Due to the unquantifiable need of those within the neighbourhood, Duncan and Caroline have set up a few general rules.
‘People in the neighbourhood are able to pick what they need for 24 hours, so there's no wastage,” Caroline says.
“We don't talk 'fairness' because we have people who are 90 years of age who are growing avocado trees and that's their entire contribution, so how do you measure that against someone who can dig for half a day?”
In the event of an abundance from a certain tree, in this case bananas, the fruit is distributed at working bees with the elderly made a priority.
“This offers them connection and engagement with their neighbours. Some of our neighbours have come from farming backgrounds so they know when to plant certain varieties and how to work the soil,” Duncan says.
“It’s an amazing resource - their knowledge and instinct can’t be recorded.”
With a wide variety of high producing plants including tomato, citrus, avocados, lettuce and herbs, I ask whether there is any fear of outsiders coming in and harvesting without permission.
“There’ll always be people who come in and we have to let them know we’re a sharing society and we only pick what is needed for immediate consumption and that nothing happens by chance - people have done a lot of hard work to make it what it is,” Duncan says.
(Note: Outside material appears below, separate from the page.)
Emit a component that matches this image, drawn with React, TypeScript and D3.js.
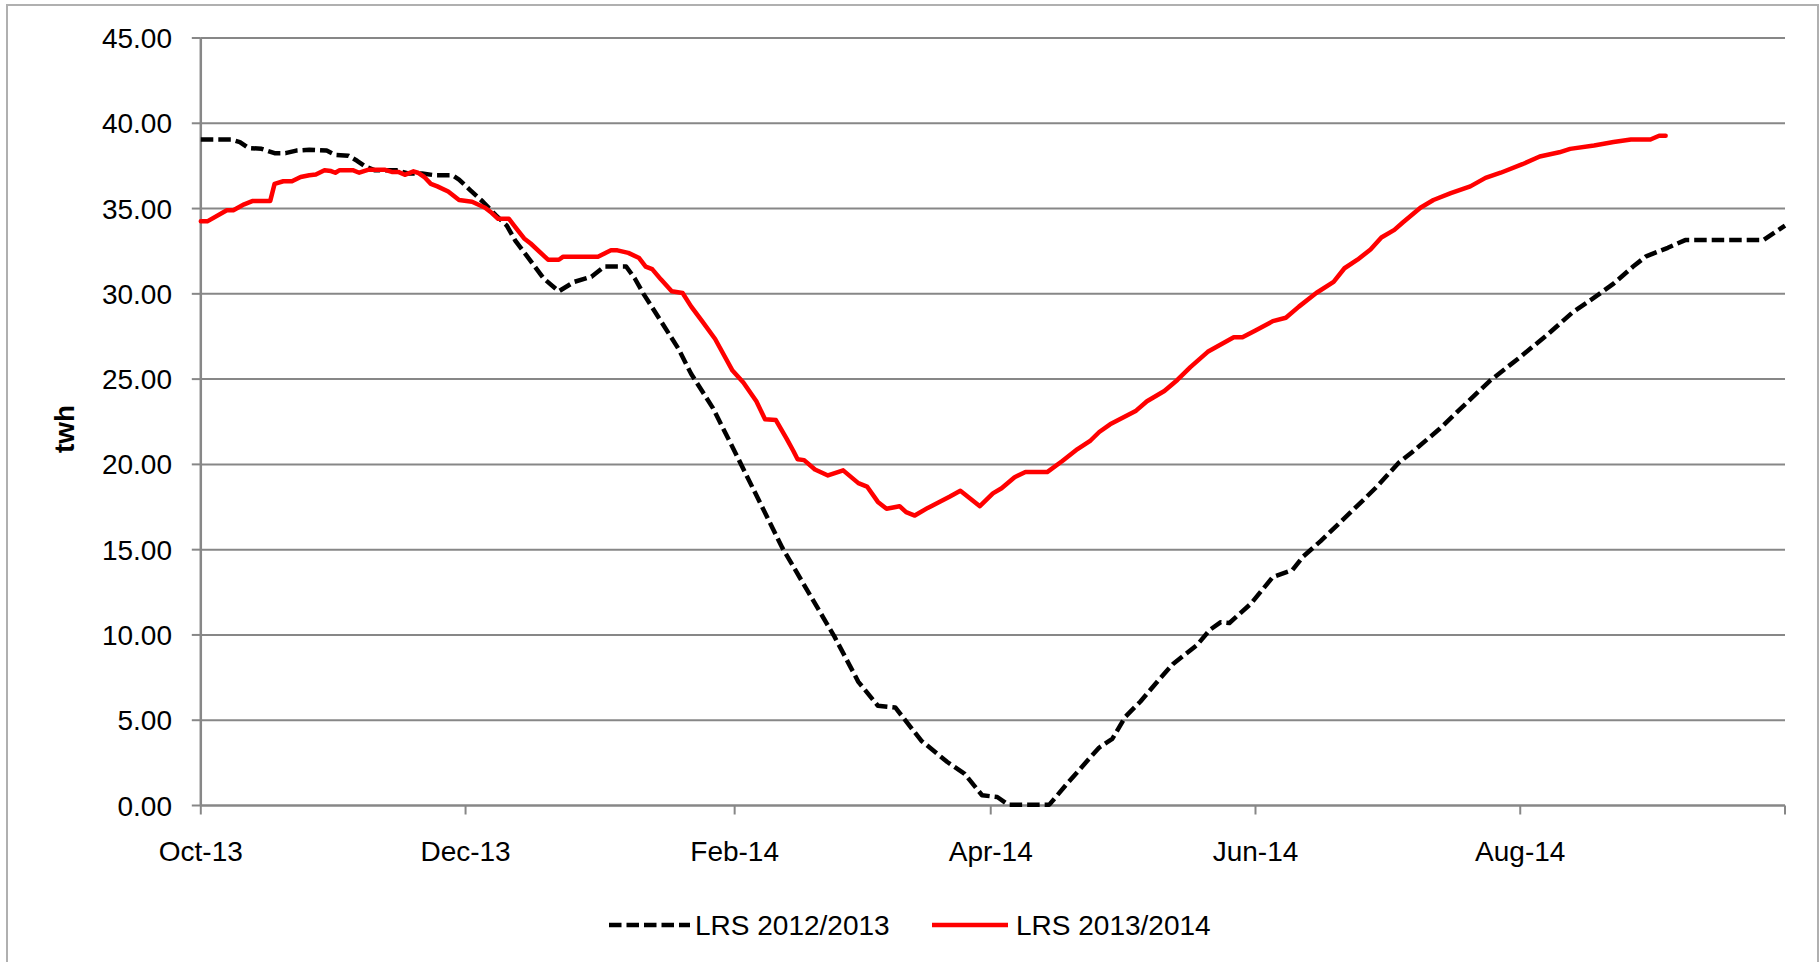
import React from 'react';
import * as d3 from 'd3';

// x values: days since 2013-10-01; y values: twh
const START_DATE = '2013-10-01';
const END_DATE = '2014-10-01';

const yTickValues = [0, 5, 10, 15, 20, 25, 30, 35, 40, 45];
const xTickDates = ['2013-10-01', '2013-12-01', '2014-02-01', '2014-04-01', '2014-06-01', '2014-08-01', '2014-10-01'];
const xTickLabels = ['Oct-13', 'Dec-13', 'Feb-14', 'Apr-14', 'Jun-14', 'Aug-14', ''];
const seriesNames = ['LRS 2012/2013', 'LRS 2013/2014'];
const yAxisTitle = 'twh';

const lrs20122013: [number, number][] = [
  [0, 39.05], [7, 39.05], [9, 38.9], [11, 38.55], [14, 38.5], [17, 38.25], [19.5, 38.25], [22, 38.4], [25, 38.45],
  [29, 38.4], [31, 38.15], [34, 38.1], [36, 37.8], [38, 37.45], [40, 37.25], [45, 37.25], [48, 37.05], [51, 37.05],
  [54, 36.95], [58, 36.95], [59.5, 36.7], [62, 36.1], [65, 35.4], [68, 34.6], [70.5, 34.0], [72.5, 33.1], [75.5, 32.1],
  [79, 30.9], [82.5, 30.15], [86, 30.7], [90, 31.0], [93, 31.6], [98, 31.6], [100, 30.9], [102, 30.0], [106, 28.4],
  [110, 26.8], [113, 25.3], [118, 23.3], [124, 20.25], [134, 15.1], [146, 9.9], [151.5, 7.25], [156, 5.85], [160, 5.75],
  [166, 3.8], [172, 2.55], [176, 1.85], [180, 0.6], [183.5, 0.5], [186, 0.05], [195.5, 0.05], [199.5, 1.25], [204, 2.55],
  [207, 3.4], [210, 3.9], [213, 5.2], [216.5, 6.1], [221, 7.45], [224, 8.3], [229.5, 9.4], [232.5, 10.3], [235, 10.75],
  [237, 10.7], [242, 11.85], [247, 13.4], [251.5, 13.8], [254, 14.6], [258, 15.5], [262.5, 16.6], [268, 17.95], [271, 18.7],
  [276, 20.1], [279, 20.7], [285.5, 22.1], [291, 23.45], [297, 24.9], [304, 26.3], [310, 27.55], [316, 28.9], [322, 29.95],
  [325.5, 30.6], [330, 31.6], [333, 32.2], [338, 32.7], [342, 33.15], [360, 33.15], [365, 34.0],
];

const lrs20132014: [number, number][] = [
  [0, 34.25], [1.5, 34.25], [6, 34.9], [7.5, 34.9], [10, 35.25], [12, 35.45], [16, 35.45], [17, 36.45], [19, 36.6],
  [21, 36.6], [23, 36.85], [25, 36.95], [26.5, 37.0], [28.5, 37.25], [30, 37.2], [31, 37.1], [32, 37.25], [35, 37.25],
  [36.5, 37.1], [38.5, 37.27], [42.5, 37.27], [44, 37.15], [45.5, 37.15], [47, 36.98], [49, 37.18], [50, 37.1],
  [51.5, 36.85], [53, 36.45], [54.5, 36.3], [57, 36.0], [59.5, 35.5], [62.5, 35.4], [65.5, 35.05], [67, 34.75],
  [68.5, 34.4], [71, 34.4], [72.5, 33.9], [74.5, 33.25], [76, 32.95], [80, 32.0], [82.5, 32.0], [83.5, 32.18],
  [91.5, 32.18], [94.5, 32.55], [96, 32.55], [98.5, 32.4], [101, 32.1], [102.5, 31.6], [104, 31.45], [106, 30.85],
  [108.5, 30.15], [111, 30.05], [113, 29.25], [115.5, 28.4], [118.5, 27.35], [122.5, 25.5], [125, 24.8], [128, 23.7],
  [130, 22.65], [132.5, 22.6], [135, 21.5], [136.5, 20.8], [137.5, 20.3], [139, 20.25], [141.5, 19.7], [144.5, 19.35],
  [148, 19.65], [151.5, 18.9], [153.5, 18.7], [156, 17.8], [158, 17.4], [161, 17.55], [162.5, 17.2], [164.5, 17.0],
  [167.5, 17.45], [172.5, 18.1], [175, 18.45], [179.5, 17.55], [182.5, 18.3], [184.5, 18.6], [187.5, 19.25], [190, 19.55],
  [195, 19.55], [198.5, 20.2], [202, 20.9], [205, 21.4], [207, 21.9], [209.5, 22.35], [215.5, 23.15], [218, 23.7],
  [222, 24.3], [225, 24.95], [228, 25.7], [232, 26.6], [238, 27.45], [240, 27.45], [243, 27.85], [247, 28.4], [250, 28.6],
  [253, 29.25], [257, 30.05], [261, 30.7], [263.5, 31.5], [266.5, 32.0], [269.5, 32.6], [272, 33.3], [275, 33.75],
  [277, 34.2], [281, 35.05], [284, 35.5], [288, 35.9], [292.5, 36.3], [296, 36.8], [299.5, 37.1], [304.5, 37.6],
  [308.5, 38.05], [313, 38.3], [315.5, 38.5], [321, 38.7], [325.5, 38.9], [329.5, 39.05], [334, 39.05], [336, 39.27],
  [337.5, 39.27],
];

const FONT = '"Liberation Sans", Arial, Helvetica, sans-serif';
const GRID = '#878787';

export default function App() {
  const W = 1820, H = 962;
  const left = 200.8, right = 1785, top = 38, bottom = 805.5;
  const parse = d3.timeParse('%Y-%m-%d');
  const start = parse(START_DATE) as Date;
  const end = parse(END_DATE) as Date;
  const x = d3.scaleTime().domain([start, end]).range([left, right]);
  const y = d3.scaleLinear().domain([0, 45]).range([bottom, top]);
  const toDate = (d: number) => new Date(start.getTime() + d * 864e5);
  const line = d3.line<[number, number]>()
    .x((d) => x(toDate(d[0])))
    .y((d) => y(d[1]));

  const fmt = d3.format('.2f');
  const legendY = 925;

  return (
    <svg width={W} height={H} style={{ position: 'absolute', left: 0, top: 0, background: '#fff' }} fontFamily={FONT}>
      <rect x={0} y={0} width={W} height={H} fill="#fff" />
      <rect x={7} y={5} width={1811} height={1000} fill="none" stroke="#b0b0b0" strokeWidth={2} />
      {/* gridlines */}
      {yTickValues.map((v) => (
        <g key={v}>
          {v > 0 && <line x1={left} x2={right} y1={y(v)} y2={y(v)} stroke={GRID} strokeWidth={2} />}
          <line x1={left - 9} x2={left} y1={y(v)} y2={y(v)} stroke={GRID} strokeWidth={2} />
          <text x={172} y={y(v)} dy="0.36em" textAnchor="end" fontSize={28} fill="#000">{fmt(v)}</text>
        </g>
      ))}
      {/* axes */}
      <line x1={left} x2={left} y1={top} y2={bottom} stroke={GRID} strokeWidth={2.5} />
      <line x1={left} x2={right} y1={bottom} y2={bottom} stroke={GRID} strokeWidth={2.5} />
      {xTickDates.map((ds, i) => {
        const xp = x(parse(ds) as Date);
        return (
          <g key={ds}>
            <line x1={xp} x2={xp} y1={bottom} y2={bottom + 9} stroke={GRID} strokeWidth={2} />
            <text x={xp} y={861} textAnchor="middle" fontSize={28} fill="#000">{xTickLabels[i]}</text>
          </g>
        );
      })}
      <text transform={`translate(74, 429) rotate(-90)`} textAnchor="middle" fontSize={28} fontWeight="bold" fill="#000">{yAxisTitle}</text>
      {/* series */}
      <path d={line(lrs20122013) || ''} fill="none" stroke="#000" strokeWidth={4.5} strokeDasharray="12.5 5" strokeLinejoin="round" />
      <path d={line(lrs20132014) || ''} fill="none" stroke="#ff0000" strokeWidth={4.5} strokeLinejoin="round" strokeLinecap="round" />
      {/* legend */}
      <line x1={609} x2={690} y1={legendY} y2={legendY} stroke="#000" strokeWidth={4.5} strokeDasharray="12.5 5" />
      <text x={695} y={legendY} dy="0.36em" fontSize={28} fill="#000">{seriesNames[0]}</text>
      <line x1={932} x2={1008} y1={legendY} y2={legendY} stroke="#ff0000" strokeWidth={4.5} />
      <text x={1016} y={legendY} dy="0.36em" fontSize={28} fill="#000">{seriesNames[1]}</text>
    </svg>
  );
}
With more and more people in the Urban Food Street neighbourhood wanting to contribute, Duncan and Caroline say their working model is already a success.
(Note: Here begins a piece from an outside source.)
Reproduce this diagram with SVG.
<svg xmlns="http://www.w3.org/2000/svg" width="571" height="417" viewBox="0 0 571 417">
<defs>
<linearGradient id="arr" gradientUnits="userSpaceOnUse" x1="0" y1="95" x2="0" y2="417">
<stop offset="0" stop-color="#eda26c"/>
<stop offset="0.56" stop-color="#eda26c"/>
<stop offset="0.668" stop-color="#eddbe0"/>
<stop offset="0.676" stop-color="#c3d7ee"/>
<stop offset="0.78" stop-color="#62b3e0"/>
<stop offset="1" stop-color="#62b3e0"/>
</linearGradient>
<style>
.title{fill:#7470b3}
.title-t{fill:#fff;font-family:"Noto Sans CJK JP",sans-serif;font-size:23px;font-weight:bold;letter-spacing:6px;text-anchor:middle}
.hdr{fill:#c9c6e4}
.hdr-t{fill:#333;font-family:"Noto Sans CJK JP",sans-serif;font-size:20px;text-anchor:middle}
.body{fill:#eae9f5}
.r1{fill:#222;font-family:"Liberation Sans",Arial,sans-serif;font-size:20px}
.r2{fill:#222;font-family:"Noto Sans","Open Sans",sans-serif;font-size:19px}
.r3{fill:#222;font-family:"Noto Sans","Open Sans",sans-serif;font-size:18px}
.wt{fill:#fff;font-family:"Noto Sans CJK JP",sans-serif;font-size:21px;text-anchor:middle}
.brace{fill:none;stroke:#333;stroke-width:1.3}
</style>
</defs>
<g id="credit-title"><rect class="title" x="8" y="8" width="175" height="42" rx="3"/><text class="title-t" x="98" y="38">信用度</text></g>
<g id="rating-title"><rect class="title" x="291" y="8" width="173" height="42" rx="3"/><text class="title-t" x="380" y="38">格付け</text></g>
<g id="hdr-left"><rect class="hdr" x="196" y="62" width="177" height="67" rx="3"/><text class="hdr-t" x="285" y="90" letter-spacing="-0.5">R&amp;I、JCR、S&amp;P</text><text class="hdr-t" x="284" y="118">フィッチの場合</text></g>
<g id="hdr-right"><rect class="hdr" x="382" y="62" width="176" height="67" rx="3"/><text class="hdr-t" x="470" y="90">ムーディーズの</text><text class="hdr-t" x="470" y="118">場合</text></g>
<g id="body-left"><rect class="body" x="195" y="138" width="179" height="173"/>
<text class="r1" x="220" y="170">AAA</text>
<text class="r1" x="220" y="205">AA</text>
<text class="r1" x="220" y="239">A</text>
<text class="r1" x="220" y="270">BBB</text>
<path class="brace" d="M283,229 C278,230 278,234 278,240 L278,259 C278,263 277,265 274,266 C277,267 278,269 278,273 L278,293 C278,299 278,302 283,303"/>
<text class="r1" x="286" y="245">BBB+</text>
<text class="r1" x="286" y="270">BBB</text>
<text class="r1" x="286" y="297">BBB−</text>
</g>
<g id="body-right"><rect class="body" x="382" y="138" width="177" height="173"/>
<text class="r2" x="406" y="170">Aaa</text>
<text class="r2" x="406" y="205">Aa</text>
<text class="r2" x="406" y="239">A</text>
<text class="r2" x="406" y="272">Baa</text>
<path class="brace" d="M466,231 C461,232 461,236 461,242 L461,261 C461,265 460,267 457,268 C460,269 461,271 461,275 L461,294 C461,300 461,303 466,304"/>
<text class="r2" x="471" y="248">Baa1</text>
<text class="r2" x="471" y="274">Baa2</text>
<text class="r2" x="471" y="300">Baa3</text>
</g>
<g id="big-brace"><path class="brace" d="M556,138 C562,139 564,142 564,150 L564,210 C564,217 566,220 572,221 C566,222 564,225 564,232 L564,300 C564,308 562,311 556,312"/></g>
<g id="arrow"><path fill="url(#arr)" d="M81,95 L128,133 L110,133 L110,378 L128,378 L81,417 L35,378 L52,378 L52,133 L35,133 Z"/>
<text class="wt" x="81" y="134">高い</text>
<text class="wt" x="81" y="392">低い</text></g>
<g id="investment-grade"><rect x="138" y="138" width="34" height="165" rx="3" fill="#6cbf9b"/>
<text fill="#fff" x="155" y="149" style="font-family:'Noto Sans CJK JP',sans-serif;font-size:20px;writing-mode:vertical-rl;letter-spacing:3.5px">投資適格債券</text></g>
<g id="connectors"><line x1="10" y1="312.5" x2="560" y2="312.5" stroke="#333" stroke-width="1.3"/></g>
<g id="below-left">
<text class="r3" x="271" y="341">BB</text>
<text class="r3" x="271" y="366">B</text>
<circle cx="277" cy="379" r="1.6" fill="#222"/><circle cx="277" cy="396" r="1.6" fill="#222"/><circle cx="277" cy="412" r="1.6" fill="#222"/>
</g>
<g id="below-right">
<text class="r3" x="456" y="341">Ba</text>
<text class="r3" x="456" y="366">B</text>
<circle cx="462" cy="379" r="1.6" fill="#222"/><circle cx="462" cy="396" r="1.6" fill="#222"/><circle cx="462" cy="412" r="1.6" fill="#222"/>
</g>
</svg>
“It’s showing people that you can make a model work and do something alternative and make it work,” Caroline says.
“It’s an organic evolution. The more people you get doing their verges, the more produce you get - it’s self perpetuating,” she says, adding plans usually just get in the way of work.
“Rather than sitting down and wasting time creating a masterplan and a set of guidelines and a strategy...we talk to people.
“We do it in the moment and when someone says, ‘I want to do something’ we say, ‘alright, here’s a verge. What do you want to grow?’”
“It’s not an endless dialogue - you have a chat and then you make it happen.”